Création prétorienne, la convention d’occupation précaire est désormais définie à l’article L.145-5-1 du Code de commerce, qui reprend les termes autrefois employés par la Cour de cassation (voir notamment Cass. civ. 3ème, 19 nov. 2003, n°02-15.887). Ainsi, la convention d’occupation est désormais caractérisée, quelle que soit sa durée, par le fait que l’occupation des lieux n’est autorisée « qu’à raison de circonstances particulières indépendantes de la seule volonté des parties ».

7. Encadrement des modalités d’entrée et de sortie : instauration d’une obligation d’établir un état des lieux.

L’article L145-40-1 dispose désormais que lors de la prise de possession des locaux par le locataire en cas de conclusion d’un bail, de cession du droit au bail, de cession ou de mutation à titre gratuit du fonds et lors de la restitution des locaux, un état des lieux est établi contradictoirement et amiablement par le bailleur et le locataire ou par un tiers mandaté par eux.

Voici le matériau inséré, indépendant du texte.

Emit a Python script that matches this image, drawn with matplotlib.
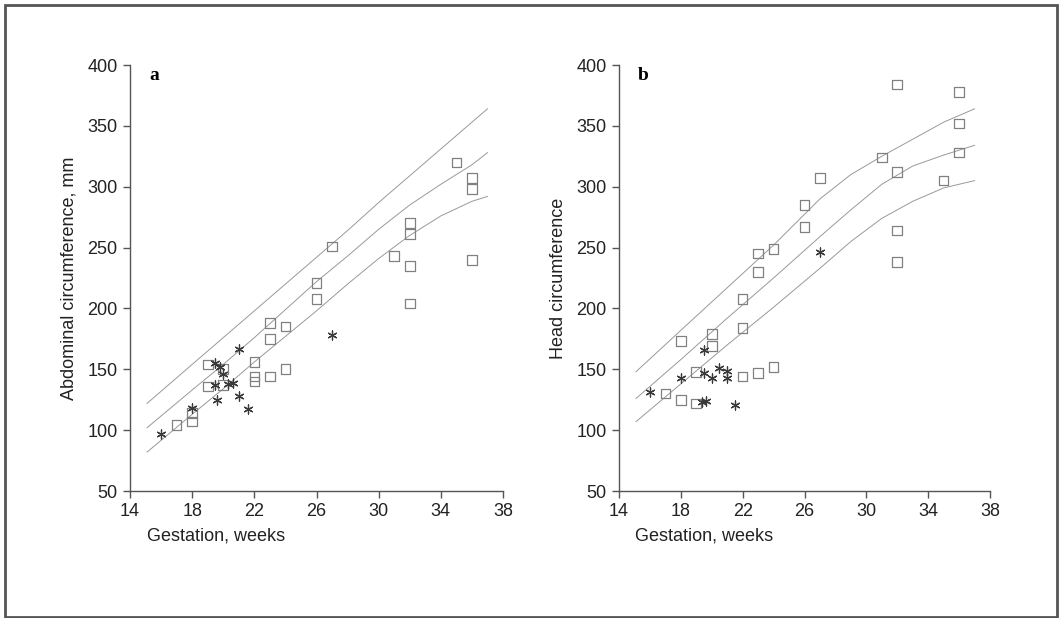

L’état des lieux est joint au contrat de location ou, à défaut, conservé par chacune des parties.

Si l’état des lieux ne peut être établi dans les conditions susvisées, il est réalisé par un huissier de justice, sur l’initiative de la partie la plus diligente, à frais partagés par moitié entre le bailleur et le locataire.

A défaut, le bailleur ne peut invoquer la présomption de l’article 1731 du Code civil, en vertu de laquelle le preneur est présumé avoir reçu les locaux en bon état de réparations locatives.

8. Assouplissement des modalités de délivrance du congé : possibilité de mettre fin au bail par LRAR.

Il est désormais possible de mettre fin au bail soit par acte extrajudiciaire, soit par lettre recommandée avec avis de réception. A noter toutefois que la demande de renouvellement et la réponse du bailleur à cette demande doivent toujours être effectuées par acte extrajudiciaire.